Compression springs work by resisting and pushing back against any downward or inward force that tries to squash and hold them in a compressed state. They push back against these forces, always seeking to return to their natural open or slightly extended state when not held under pressure.
Another effective way to answer the question ‘how do compression springs work?’ is to contrast them with different types of springs. Nearly all springs in widespread use are described and defined by the way they should be loaded.
Common examples of products that rely on different types of loads, torques and forces to coil springs include (ex)tension and (ex)torsion models.

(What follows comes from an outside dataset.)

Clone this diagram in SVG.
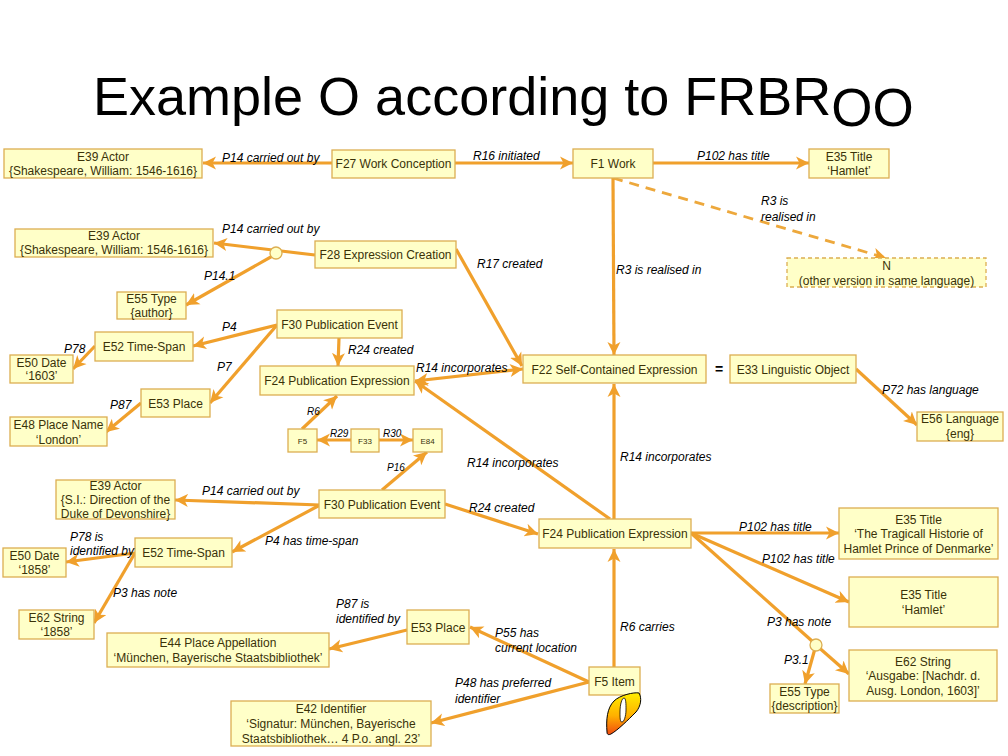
<svg xmlns="http://www.w3.org/2000/svg" width="1008" height="756" viewBox="0 0 1008 756">
<style>
text{font-family:"Liberation Sans",Arial,sans-serif}
.n rect{fill:#ffffc8;stroke:#dcae52;stroke-width:1.3}
.n text{font-size:12px;fill:#3a3208;text-anchor:middle}
.n text.s{font-size:8px}
.c line{stroke:#f0a02c;stroke-width:3.2;fill:none;marker-end:url(#a)}
.c line.p{marker-end:none}
.c line.d{stroke-dasharray:10 7;stroke-width:2.8;stroke:#eda83c}
.l text{font-size:12px;font-style:italic;fill:#000}
.l text.s{font-size:10px}
.j{fill:#ffffc8;stroke:#dcae52;stroke-width:1.3}
</style>
<defs>
<marker id="a" markerUnits="userSpaceOnUse" markerWidth="16" markerHeight="16" refX="13" refY="7" orient="auto"><path d="M0 0.500L13 7L0 13.500L3.500 7Z" fill="#f0a02c"/></marker>
<marker id="b" markerUnits="userSpaceOnUse" markerWidth="16" markerHeight="16" refX="0" refY="7" orient="auto"><path d="M13 0.500L0 7L13 13.500L9.500 7Z" fill="#f0a02c"/></marker>
<linearGradient id="og" x1="0" y1="0" x2="0" y2="1"><stop offset="0" stop-color="#ffee00"/><stop offset="0.55" stop-color="#ffb000"/><stop offset="1" stop-color="#f04a10"/></linearGradient>
</defs>
<text id="title" x="93" y="115" font-size="54" fill="#000">Example O according to FRBR<tspan font-size="53" dy="11">OO</tspan></text>
<g id="connectors" class="c">
<line x1="332" y1="163" x2="203" y2="163"/>
<line x1="455" y1="163" x2="573" y2="163"/>
<line x1="653" y1="163" x2="809" y2="163"/>
<line class="d" x1="613" y1="178" x2="886" y2="258"/>
<line x1="613" y1="178" x2="614" y2="355"/>
<line x1="456" y1="249" x2="522" y2="366"/>
<line x1="315" y1="255" x2="214" y2="243"/>
<line x1="276" y1="254" x2="186" y2="305"/>
<line x1="277" y1="325" x2="193" y2="346"/>
<line x1="277" y1="325" x2="210" y2="403"/>
<line x1="95" y1="346" x2="73" y2="369"/>
<line x1="141" y1="403" x2="106" y2="432"/>
<line x1="339" y1="338" x2="338" y2="366"/>
<line x1="415" y1="381" x2="523" y2="369" style="marker-start:url(#b)"/>
<line x1="302" y1="429" x2="337" y2="396"/>
<line x1="351" y1="440" x2="317" y2="440"/>
<line x1="379" y1="440" x2="413" y2="440"/>
<line x1="382" y1="490" x2="427" y2="452"/>
<line x1="445" y1="504" x2="538" y2="534"/>
<line x1="610" y1="519" x2="415" y2="381"/>
<line x1="614" y1="519" x2="614" y2="384"/>
<line x1="614" y1="667" x2="614" y2="549"/>
<line x1="589" y1="682" x2="470" y2="627"/>
<line x1="589" y1="682" x2="431" y2="723"/>
<line x1="407" y1="630" x2="329" y2="649"/>
<line x1="320" y1="505" x2="175" y2="500"/>
<line x1="320" y1="505" x2="232" y2="552"/>
<line x1="135" y1="553" x2="66" y2="562"/>
<line x1="135" y1="553" x2="94" y2="623"/>
<line x1="691" y1="533" x2="839" y2="533"/>
<line x1="691" y1="533" x2="849" y2="602"/>
<line class="p" x1="691" y1="533" x2="812" y2="641"/>
<line x1="816" y1="645" x2="849" y2="674"/>
<line x1="816" y1="645" x2="805" y2="684"/>
<line x1="856" y1="369" x2="917" y2="425"/>
</g>
<circle id="junction1" class="j" cx="276" cy="253" r="6"/>
<circle id="junction2" class="j" cx="816" cy="645" r="6"/>
<g id="e39a" class="n"><rect x="4" y="149" width="198" height="29"/><text x="103" y="161">E39 Actor</text><text x="103" y="175">{Shakespeare, William: 1546-1616}</text></g>
<g id="f27" class="n"><rect x="332" y="150" width="123" height="28"/><text x="393.500" y="168">F27 Work Conception</text></g>
<g id="f1" class="n"><rect x="573" y="149" width="80" height="29"/><text x="613" y="168">F1 Work</text></g>
<g id="e35a" class="n"><rect x="809" y="149" width="80" height="29"/><text x="849" y="161">E35 Title</text><text x="849" y="175">‘Hamlet’</text></g>
<g id="e39b" class="n"><rect x="15" y="229" width="198" height="28"/><text x="114" y="240">E39 Actor</text><text x="114" y="254">{Shakespeare, William: 1546-1616}</text></g>
<g id="f28" class="n"><rect x="315" y="241" width="141" height="27"/><text x="385.500" y="259">F28 Expression Creation</text></g>
<g id="e55a" class="n"><rect x="117" y="292" width="69" height="27"/><text x="151.500" y="303">E55 Type</text><text x="151.500" y="317">{author}</text></g>
<g id="f30a" class="n"><rect x="277" y="310" width="125" height="28"/><text x="339.500" y="329">F30 Publication Event</text></g>
<g id="e52a" class="n"><rect x="95" y="332" width="98" height="29"/><text x="144" y="351">E52 Time-Span</text></g>
<g id="e50a" class="n"><rect x="10" y="355" width="63" height="28"/><text x="41.500" y="367">E50 Date</text><text x="41.500" y="380">‘1603’</text></g>
<g id="e53a" class="n"><rect x="141" y="389" width="69" height="28"/><text x="175.500" y="408">E53 Place</text></g>
<g id="e48" class="n"><rect x="10" y="417" width="97" height="29"/><text x="58.500" y="429">E48 Place Name</text><text x="58.500" y="444">‘London’</text></g>
<g id="f24a" class="n"><rect x="260" y="366" width="154" height="29"/><text x="337" y="385">F24 Publication Expression</text></g>
<g id="f5a" class="n"><rect x="288" y="429" width="29" height="23"/><text class="s" x="302.500" y="444">F5</text></g>
<g id="f33" class="n"><rect x="351" y="429" width="28" height="23"/><text class="s" x="365" y="444">F33</text></g>
<g id="e84" class="n"><rect x="413" y="429" width="29" height="23"/><text class="s" x="427.500" y="444">E84</text></g>
<g id="f22" class="n"><rect x="523" y="355" width="183" height="28"/><text x="614.500" y="374">F22 Self-Contained Expression</text></g>
<g id="e33" class="n"><rect x="730" y="355" width="126" height="28"/><text x="793" y="374">E33 Linguistic Object</text></g>
<text id="equals" x="719" y="374" font-size="14" font-weight="bold" text-anchor="middle" fill="#000">=</text>
<g id="e56" class="n"><rect x="917" y="412" width="86" height="29"/><text x="960" y="423">E56 Language</text><text x="960" y="438">{eng}</text></g>
<g id="n" class="n"><rect x="787" y="258" width="199" height="29" style="stroke-dasharray:4 3"/><text x="886.500" y="270">N</text><text x="886.500" y="285">(other version in same language)</text></g>
<g id="e39c" class="n"><rect x="56" y="480" width="119" height="39"/><text x="115.500" y="490">E39 Actor</text><text x="115.500" y="504">{S.I.: Direction of the</text><text x="115.500" y="518">Duke of Devonshire}</text></g>
<g id="f30b" class="n"><rect x="319" y="490" width="126" height="28"/><text x="382" y="509">F30 Publication Event</text></g>
<g id="f24b" class="n"><rect x="539" y="519" width="152" height="29"/><text x="615" y="538">F24 Publication Expression</text></g>
<g id="e52b" class="n"><rect x="135" y="538" width="97" height="29"/><text x="183.500" y="557">E52 Time-Span</text></g>
<g id="e50b" class="n"><rect x="3" y="548" width="63" height="29"/><text x="34.500" y="560">E50 Date</text><text x="34.500" y="574">‘1858’</text></g>
<g id="e62a" class="n"><rect x="19" y="610" width="75" height="29"/><text x="56.500" y="622">E62 String</text><text x="56.500" y="636">‘1858’</text></g>
<g id="e44" class="n"><rect x="107" y="633" width="222" height="34"/><text x="218" y="647">E44 Place Appellation</text><text x="218" y="662">‘München, Bayerische Staatsbibliothek’</text></g>
<g id="e53b" class="n"><rect x="407" y="610" width="62" height="34"/><text x="438" y="632">E53 Place</text></g>
<g id="e42" class="n"><rect x="231" y="701" width="200" height="45"/><text x="331" y="713">E42 Identifier</text><text x="331" y="728">‘Signatur: München, Bayerische</text><text x="331" y="743">Staatsbibliothek… 4 P.o. angl. 23’</text></g>
<g id="f5b" class="n"><rect x="589" y="667" width="51" height="28"/><text x="614.500" y="686">F5 Item</text></g>
<g id="o-icon"><path d="M607 732C606 720 607 708 614 701C620 695 634 692 639 693C642 698 641 706 636 712C628 720 618 730 611 734C609 735 607 735 607 732Z" fill="url(#og)" stroke="#000" stroke-width="1"/><path d="M620 712C620 704 622 698 624 698C626 698 626 704 626 710C626 716 624 722 622 722C620 722 620 718 620 712Z" fill="#fff" stroke="#000" stroke-width="0.800"/></g>
<g id="e35b" class="n"><rect x="839" y="508" width="159" height="51"/><text x="918.500" y="524">E35 Title</text><text x="918.500" y="538">‘The Tragicall Historie of</text><text x="918.500" y="553">Hamlet Prince of Denmarke’</text></g>
<g id="e35c" class="n"><rect x="849" y="577" width="149" height="50"/><text x="923.500" y="599">E35 Title</text><text x="923.500" y="614">‘Hamlet’</text></g>
<g id="e62b" class="n"><rect x="849" y="650" width="148" height="51"/><text x="923" y="666">E62 String</text><text x="923" y="680">‘Ausgabe: [Nachdr. d.</text><text x="923" y="695">Ausg. London, 1603]’</text></g>
<g id="e55b" class="n"><rect x="770" y="684" width="69" height="29"/><text x="804.500" y="696">E55 Type</text><text x="804.500" y="710">{description}</text></g>
<g id="labels" class="l">
<text x="222" y="162">P14 carried out by</text>
<text x="473" y="160">R16 initiated</text>
<text x="697" y="160">P102 has title</text>
<text x="761" y="205">R3 is</text>
<text x="761" y="221">realised in</text>
<text x="222" y="233">P14 carried out by</text>
<text x="204" y="280">P14.1</text>
<text x="477" y="268">R17 created</text>
<text x="616" y="274">R3 is realised in</text>
<text x="222" y="331">P4</text>
<text x="217" y="371">P7</text>
<text x="64" y="353">P78</text>
<text x="110" y="409">P87</text>
<text x="348" y="354">R24 created</text>
<text x="416" y="372">R14 incorporates</text>
<text class="s" x="307" y="415">R6</text>
<text class="s" x="330" y="437">R29</text>
<text class="s" x="383" y="437">R30</text>
<text class="s" x="387" y="471">P16</text>
<text x="467" y="467">R14 incorporates</text>
<text x="620" y="461">R14 incorporates</text>
<text x="202" y="495">P14 carried out by</text>
<text x="70" y="541">P78 is</text>
<text x="70" y="555">identified by</text>
<text x="265" y="545">P4 has time-span</text>
<text x="113" y="597">P3 has note</text>
<text x="469" y="512">R24 created</text>
<text x="739" y="531">P102 has title</text>
<text x="762" y="563">P102 has title</text>
<text x="336" y="608">P87 is</text>
<text x="336" y="623">identified by</text>
<text x="495" y="637">P55 has</text>
<text x="495" y="652">current location</text>
<text x="620" y="631">R6 carries</text>
<text x="767" y="626">P3 has note</text>
<text x="784" y="664">P3.1</text>
<text x="455" y="687">P48 has preferred</text>
<text x="455" y="703">identifier</text>
<text x="882" y="394">P72 has language</text>
</g>
</svg>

- A tension spring is designed to create a pulling force. It is installed and held under tension while fully extended and will immediately try to return to a fully contracted state when released. In this sense, it effectively performs as the opposite of a coil spring
- A torsion spring is held in twisted rotation around its central axis, such that it wants to snap back when pressure is released (or applied, in the case of an extorsion spring). Clothes pegs, chair adjustment controls, workshop clamps, and many types of hinges are all everyday examples of a torsion/extorsion spring in action
The amount of force that a compression spring can resist - in other words, the overall strength, stiffness, or spring rate of a given product - depends on various metrics and specifications. These include its physical design, material strength, and manufacturing methods.
However, generally, the best way to manufacture a compression spring to be stronger or weaker is to adjust the ratio of wire diameter to overall spring diameter. Thicker wire or a narrower coil will make the spring rate higher, while thinner wire or a larger diameter coil will result in a weaker spring force.